Just brief conversations with Ing. Dr. Ullrich was further endorsement of how much skill and experience VWAG had in-house to guide the development of some of the world’s most spectacular, humble and efficient internal combustion engines.


Driven by the passion and vision of Dr. Ferdinand PiĆ«ch, look what these guys, just as a small group of VW’s many genuine experts, were able to bring to production.


From top left we had the W12 which powered Bentley’s new-age cars; the Twin-charged VW TSi 1.4 litre Golf engine; the W8 which powered the more humble VW Passat; the W16 in the Bugatti Veyron; the narrow-angle (15°) VR6, used in the VW Golf and Jetta; ; and let’s not forget the fabulous Audi V10 which powers both Audis and Lamborghinis!

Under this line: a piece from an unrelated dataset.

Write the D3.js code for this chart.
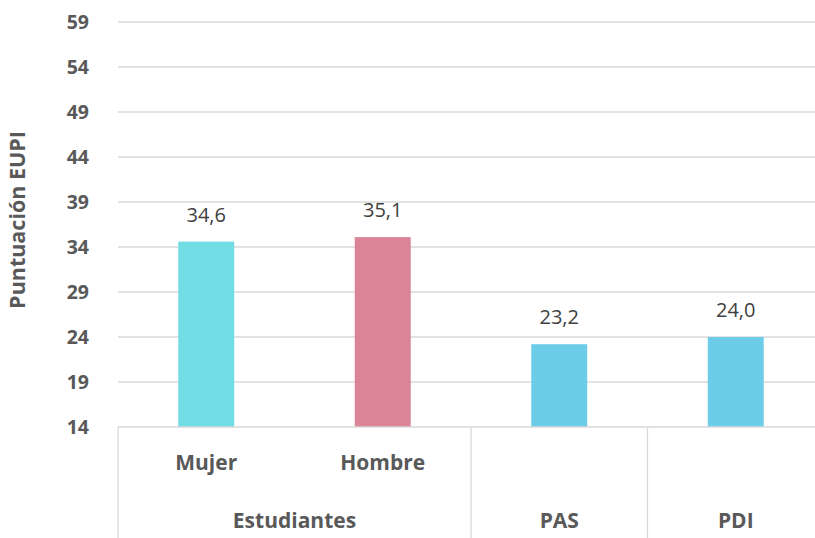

A fly on the wall view of many discussions about these varied and truly awe-inspiring engines would probably have seen many of the concepts drawn on table napkins. That’s because the men I have mentioned, and many others inside VW’s vast engine research and development department, are ALWAYS thinking ahead.


I vividly remember one conversation with Ulrich Hackenberg on the Audi display at the 2011 Geneva Auto Salon and buried deep in the display board was the fact that this engine could achieve tailpipe emission of 99g/km!


I said to Dr. Hackenburg: “That’s pretty amazing, seeing as how the current Euro 5a emission standards regulated tailpipe emissions are at 120g/km.” He replied: “We have the technology and the resources to make this number a lot smaller. Quite a lot smaller!” I got the impression that this would only happen, when regulations demanded it.


As if to emphasise the strength of its engine expertise, the man behind some really great AMG engines, Friedrich Eikler (left), has recently been lured away from Mercedes by current VW engine boss Heinz-Jakob Neusser (right), whom Eichler worked with previously at Porsche.

And while this suggests there remains a huge amount of life and potential left in vastly cleaner ICE powerplants, with the announced ‘sunset clause’ applying to ICE engines in 2035, we will no longer see innovative and complex engine designs like those I have mentioned.


We are headed for an electrified future whether we like it or not. The stark reality of the death of ICE engines is contained in a single comment from an eminent chief engineer: “You can see that a ‘fleet average’ of 95 g/km (of tailpipe emissions) would require an annual improvement of 7%, which is totally unrealistic.”


So, the reason why the OEMs won’t invest in ICE powerplants is that they will not meet the fleet requirements with ICEs. In addition, the complete sunset of ICEs in many markets would bring with it the high risk of ‘stranded’ investment.


Just as I thank my lucky stars I lived during the era of Bill Haley, Stirling Moss, Jack Brabham, the Beatles and Barack Obama, I think the same of all my technical experiences in the automotive industry over the same period.